Mis à la retraite l’année suivante, il meurt oublié à Paris, en 1797.
Ironie du sort : c’est James Cook, son rival britannique, qui donnera le nom de Kerguelen à cet archipel austère — comme une moquerie à l’attention de cet « ennemi des Anglais ». L'homme qui rêvait d’un continent fertile a découvert les "îles de la Désolation".
Ce qu’il ne savait pas…
Les îles Kerguelen ne sont pas n’importe quelles terres. Elles constituent la partie émergée d’un ancien continent, submergé depuis 20 millions d’années. Il y a 50 millions d’années, ce territoire abritait probablement une flore tropicale. On pense même qu’il a pu être relié à l’Australie.

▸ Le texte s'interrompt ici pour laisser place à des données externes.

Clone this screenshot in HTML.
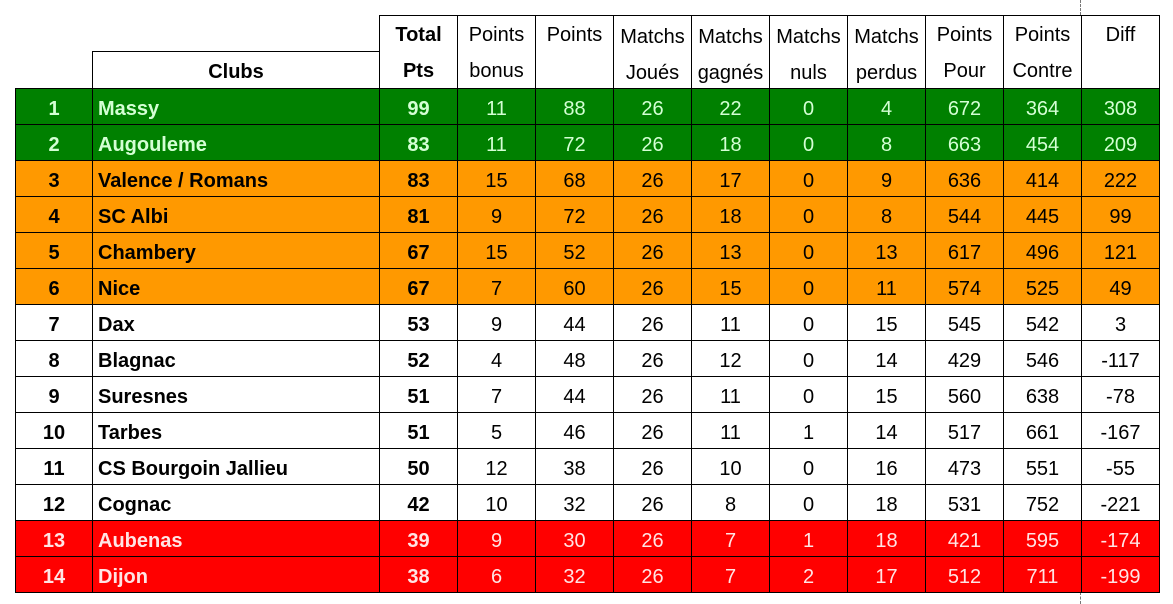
<!DOCTYPE html>
<html><head><meta charset="utf-8"><style>
body{margin:0;width:1173px;height:604px;background:#fff;position:relative;overflow:hidden;font-family:"Liberation Sans",Arial,sans-serif;}
.c{position:absolute;box-sizing:border-box;border:1px solid #000;display:flex;align-items:center;justify-content:center;font-size:20px;padding-top:5px;}
.h{position:absolute;font-size:20px;text-align:center;line-height:36px;}
</style></head><body>
<div style="position:absolute;left:1080px;top:0;height:15px;border-left:1px dashed #777"></div>
<div style="position:absolute;left:1080px;top:592px;height:12px;border-left:1px dashed #777"></div>
<div id="t"></div>
<script>
const clubs=["Massy","Augouleme","Valence / Romans","SC Albi","Chambery","Nice","Dax","Blagnac","Suresnes","Tarbes","CS Bourgoin Jallieu","Cognac","Aubenas","Dijon"];
const totalPts=[99,83,83,81,67,67,53,52,51,51,50,42,39,38];
const bonus=[11,11,15,9,15,7,9,4,7,5,12,10,9,6];
const points=[88,72,68,72,52,60,44,48,44,46,38,32,30,32];
const joues=[26,26,26,26,26,26,26,26,26,26,26,26,26,26];
const gagnes=[22,18,17,18,13,15,11,12,11,11,10,8,7,7];
const nuls=[0,0,0,0,0,0,0,0,0,1,0,0,1,2];
const perdus=[4,8,9,8,13,11,15,14,15,14,16,18,18,17];
const pour=[672,663,636,544,617,574,545,429,560,517,473,531,421,512];
const contre=[364,454,414,445,496,525,542,546,638,661,551,752,595,711];
const diff=[308,209,222,99,121,49,3,-117,-78,-167,-55,-221,-174,-199];
const headers=[["Total","Pts"],["Points","bonus"],["Points",""],["Matchs","Joués"],["Matchs","gagnés"],["Matchs","nuls"],["Matchs","perdus"],["Points","Pour"],["Points","Contre"],["Diff",""]];
const hnames=["total-pts","points-bonus","points","matchs-joues","matchs-gagnes","matchs-nuls","matchs-perdus","points-pour","points-contre","diff"];
const cols=[totalPts,bonus,points,joues,gagnes,nuls,perdus,pour,contre,diff];
const t=document.getElementById('t');
function cell(x,y,w,h,txt,bg,col,bold,align){const d=document.createElement('div');d.className='c';
d.style.cssText=`left:${x}px;top:${y}px;width:${w+1}px;height:${h+1}px;background:${bg};color:${col};font-weight:${bold?'bold':'normal'};justify-content:${align||'center'};padding-left:${align?5:0}px`;
d.textContent=txt;t.appendChild(d);return d;}
let hc=cell(92,51,287,37,"Clubs","#fff","#000",true);


for(let i=0;i<10;i++){const x=379+i*78;
 const d=cell(x,15,78,73,"","#fff","#000",i==0);
 
 
 d.style.display='block';
 d.style.paddingTop='0';
 const top=(headers[i][0]=="Matchs")?3:1;
 d.innerHTML=`<div class="h" style="position:static;line-height:36px;margin-top:${top}px">${headers[i][0]}</div><div class="h" style="position:static;line-height:36px">${headers[i][1]}</div>`;
}
for(let r=0;r<14;r++){
 const y=88+r*36;
 let bg="#fff",col="#000";
 if(r<2){bg="#008000";col="#d4ffd4";}else if(r<6){bg="#ff9900";col="#000";}else if(r>=12){bg="#ff0000";col="#ffe4e4";}
 const rk=cell(15,y,77,36,String(r+1),bg,col,true);
 
 
 const cl=cell(92,y,287,36,clubs[r],bg,col,true,'flex-start');
 
 
 for(let i=0;i<10;i++){
  const d=cell(379+i*78,y,78,36,String(cols[i][r]),bg,col,i==0);
  
  
 }
}
</script>
</body></html>
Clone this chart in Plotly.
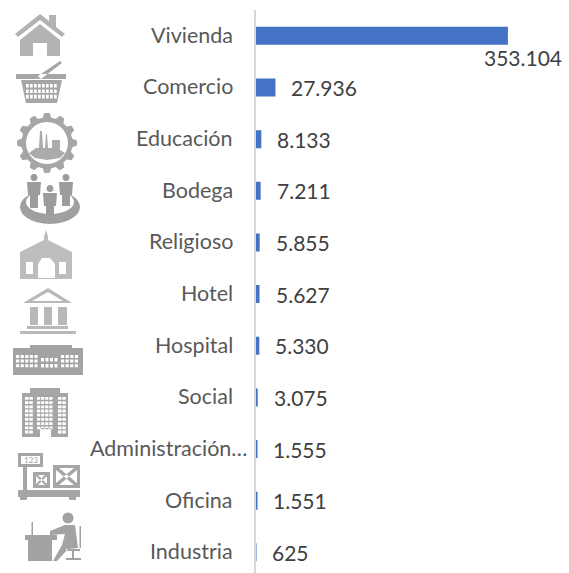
import math
import re
import plotly.graph_objects as go

categories = ["Vivienda", "Comercio", "Educación", "Bodega", "Religioso", "Hotel",
              "Hospital", "Social", "Administración…", "Oficina", "Industria"]
values = [353104, 27936, 8133, 7211, 5855, 5627, 5330, 3075, 1555, 1551, 625]
value_labels = ["353.104", "27.936", "8.133", "7.211", "5.855", "5.627",
                "5.330", "3.075", "1.555", "1.551", "625"]

W, H = 569, 573
FONT = "Lato, Carlito, Calibri, sans-serif"


def to_paper(path):
    """Decorative pictograms are authored in pixels, converted to paper units."""
    toks = re.findall(r"[MLZ]|-?\d+\.?\d*", path)
    out, i = [], 0
    while i < len(toks):
        t = toks[i]
        if t in "MLZ":
            out.append(t)
            i += 1
        else:
            x, y = float(toks[i]), float(toks[i + 1])
            out.append(f"{x / W:.5f},{1 - y / H:.5f}")
            i += 2
    return " ".join(out)


def poly(*pts):
    return "M" + " L".join(f"{x},{y}" for x, y in pts) + " Z "


def rect(x0, y0, x1, y1):
    return poly((x0, y0), (x1, y0), (x1, y1), (x0, y1))


def ell(cx, cy, rx, ry=None, n=28):
    ry = rx if ry is None else ry
    return poly(*[(round(cx + rx * math.cos(2 * math.pi * k / n), 2),
                   round(cy + ry * math.sin(2 * math.pi * k / n), 2)) for k in range(n)])


def grid(x0, y0, cols, rows, w, h, dx, dy):
    return "".join(rect(x0 + c * dx, y0 + r * dy, x0 + c * dx + w, y0 + r * dy + h)
                   for c in range(cols) for r in range(rows))


shapes = []


def icon(path, color):
    shapes.append(dict(type="path", path=to_paper(path), xref="paper", yref="paper",
                       fillcolor=color, line=dict(width=0), layer="above"))


# house
icon(poly((15, 34), (40, 14), (49, 21), (49, 15), (56, 15), (56, 27), (65, 34), (62, 37), (40, 20), (18, 37))
     + poly((40, 24), (60, 40), (60, 56), (47, 56), (47, 43), (33, 43), (33, 56), (20, 56), (20, 40)), "#b3b3b3")
# basket
icon(rect(16, 74, 66, 79) + poly((21, 80), (62, 80), (57, 103), (26, 103)) + grid(26, 84, 8, 3, 2.7, 3.6, 4, 5.4)
     + poly((38, 76), (60, 61), (62, 63), (41, 79)), "#a6a6a6")
# gear with factory
gear = []
for k in range(72):
    a = 2 * math.pi * k / 72
    r = 30 if (k % 6) in (0, 1, 5) else 25.5
    gear.append((round(47 + r * math.cos(a), 2), round(143 + r * math.sin(a), 2)))
icon(poly(*gear) + ell(47, 143, 21), "#a6a6a6")
icon(poly((29, 153), (36, 148), (39, 148), (40, 131), (42, 131), (43, 148), (45, 148), (46, 134), (47, 134), (48, 148),
          (52, 148), (52, 140), (60, 140), (60, 150), (65, 153), (60, 158), (47, 160), (35, 158)), "#ababab")
# people on a ring
icon(ell(50, 207, 30, 17) + ell(50, 202, 24, 12), "#a0a0a0")
for cx, top, bot in ((34, 174, 208), (50, 185, 216), (66, 174, 206)):
    icon(ell(cx, top + 3.5, 3.5, 3.5) + poly((cx - 7, top + 8), (cx + 7, top + 8), (cx + 6, top + 21), (cx + 4, top + 21),
                                              (cx + 4, bot), (cx - 4, bot), (cx - 4, top + 21), (cx - 6, top + 21)), "#9c9c9c")
# church
icon(poly((46, 230), (48, 236), (48, 240), (72, 252), (72, 279), (20, 279), (20, 252), (44, 240), (44, 236))
     + poly((38, 278), (38, 264), (42, 258), (50, 258), (55, 264), (55, 278))
     + rect(26, 262, 33, 274) + rect(59, 262, 66, 274), "#bdbdbd")
# temple
icon(poly((48, 288), (72, 303), (23, 303)) + poly((48, 292), (63, 301), (32, 301))
     + rect(30, 307, 38, 325) + rect(44, 307, 52, 325) + rect(58, 307, 67, 325)
     + rect(27, 326, 68, 329) + rect(20, 331, 76, 334), "#b8b8b8")
# hospital
icon(rect(30, 345, 72, 348) + rect(13, 348, 83, 375) + grid(16, 355, 5, 3, 3.2, 3, 4.6, 4.6) + grid(61, 355, 4, 3, 3.2, 3, 4.6, 4.6)
     + grid(41, 358, 4, 2, 3, 3.5, 4.5, 6), "#a3a3a3")
# office block
icon(rect(30, 388, 60, 393) + rect(22, 393, 68, 437) + grid(25, 397, 2, 9, 3.5, 2.8, 4.3, 4.2) + grid(37, 397, 4, 8, 3.2, 2.8, 4.1, 4.2)
     + grid(58, 397, 2, 9, 3.5, 2.8, 4.3, 4.2) + rect(40, 428, 51, 437), "#a6a6a6")
# scale and boxes
icon(rect(18, 453, 43, 467) + rect(21, 456, 40, 464) + rect(23, 467, 27, 490) + rect(18, 490, 80, 497) + rect(20, 497, 27, 500) + rect(69, 497, 76, 500)
     + rect(33, 472, 50, 488) + rect(36, 475, 47, 485) + rect(53, 465, 80, 488) + rect(56, 468, 77, 485), "#a6a6a6")
icon(poly((36, 475), (38, 475), (47, 484), (47, 485), (45, 485), (36, 476)) + poly((47, 475), (45, 475), (36, 484), (36, 485), (38, 485), (47, 476))
     + poly((56, 468), (59, 468), (77, 483), (77, 485), (74, 485), (56, 470)) + poly((77, 468), (74, 468), (56, 483), (56, 485), (59, 485), (77, 470)), "#a6a6a6")
# desk worker
icon(ell(68, 518, 5.5) + poly((50, 531), (65, 525), (75, 525), (78, 548), (68, 549), (57, 561), (53, 561), (62, 545), (65, 534), (50, 535))
     + rect(25, 535, 57, 540) + rect(28, 540, 52, 561) + rect(31.5, 522, 33, 535) + rect(79.5, 526, 81, 548)
     + rect(66, 549, 80, 551) + rect(72, 551, 74, 558) + rect(66, 558, 81, 560), "#a3a3a3")

annotations = [dict(x=v, y=c, text=t, xref="x", yref="y", xanchor="left", yanchor="middle", showarrow=False,
                    xshift=14, yshift=0, font=dict(family=FONT, size=21, color="#404040"))
               for c, v, t in zip(categories[1:], values[1:], value_labels[1:])]
annotations.append(dict(x=values[0], y=categories[0], text=value_labels[0], xref="x", yref="y", xanchor="right",
                        yanchor="middle", showarrow=False, xshift=56, yshift=-22,
                        font=dict(family=FONT, size=21, color="#404040")))
# Category labels: the long one runs closer to the axis, as in the original
annotations += [dict(x=0, y=c, text=c, xref="x", yref="y", xanchor="right", yanchor="middle", showarrow=False,
                     xshift=-7 if c.endswith("…") else -21, yshift=1,
                     font=dict(family=FONT, size=21.5, color="#595959"))
                for c in categories]
annotations.append(dict(x=31 / W, y=1 - 460 / H, text="123", xref="paper", yref="paper", xanchor="center",
                        yanchor="middle", showarrow=False, font=dict(family=FONT, size=8, color="#a6a6a6")))

fig = go.Figure(go.Bar(x=values, y=categories, orientation="h", width=18 / 51.65,
                       marker=dict(color="#4472C4", line=dict(width=0)), hoverinfo="skip"))
fig.update_layout(
    width=W, height=H, margin=dict(l=0, r=0, t=0, b=0, autoexpand=False),
    paper_bgcolor="white", plot_bgcolor="white", showlegend=False,
    shapes=shapes, annotations=annotations,
    xaxis=dict(domain=[255.5 / W, 1], range=[0, 438574], visible=False, fixedrange=True),
    yaxis=dict(domain=[0, 1 - 10 / H], type="category", categoryorder="array", categoryarray=categories,
               range=[10.4, -0.5], showline=True, linecolor="#d9d9d9", linewidth=2, showgrid=False, zeroline=False,
               ticks="", showticklabels=False, automargin=False, fixedrange=True),
)
fig.write_html("out.html", config=dict(displayModeBar=False),
               post_script="document.body.style.margin='0';document.documentElement.style.overflow='hidden';")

Aujourd’hui, les îles Kerguelen, austères et battues par les vents, restent un symbole de la ténacité des explorateurs… et du destin parfois cruel des rêveurs.
A postériori
Certains documents laissent penser qu'une partie des accusations sont exagérées voire fausses, comme l'excès de cargaison personnelle ou le manque de zèle à mener à bien sa mission. Par exemple, il apparait dans certaines missives qu'il a adressé à Rosnevet, commandant la frégate L'Oiseau, qu'au contraire il avait toujours dans l'idée d'accomplir sa mission mais les vivres allaient manquer et le scorbut décimait son équipage. Quand au surplus de "pacotille" qui aurait empêché les cales "de respirer", des témoignages contredisent ce fait et incriminent plutôt l'eau de mer embarquées pendant les périodes de mauvais temps.
(1) : découvert le 1er janvier 1739, jour de la fête de la circoncision; selon l'évangile de St Luc, Jésus aurait été circonscit 8 jours après sa naissance. Depuis 1974, elle a été remplacée par la fête de Ste Marie.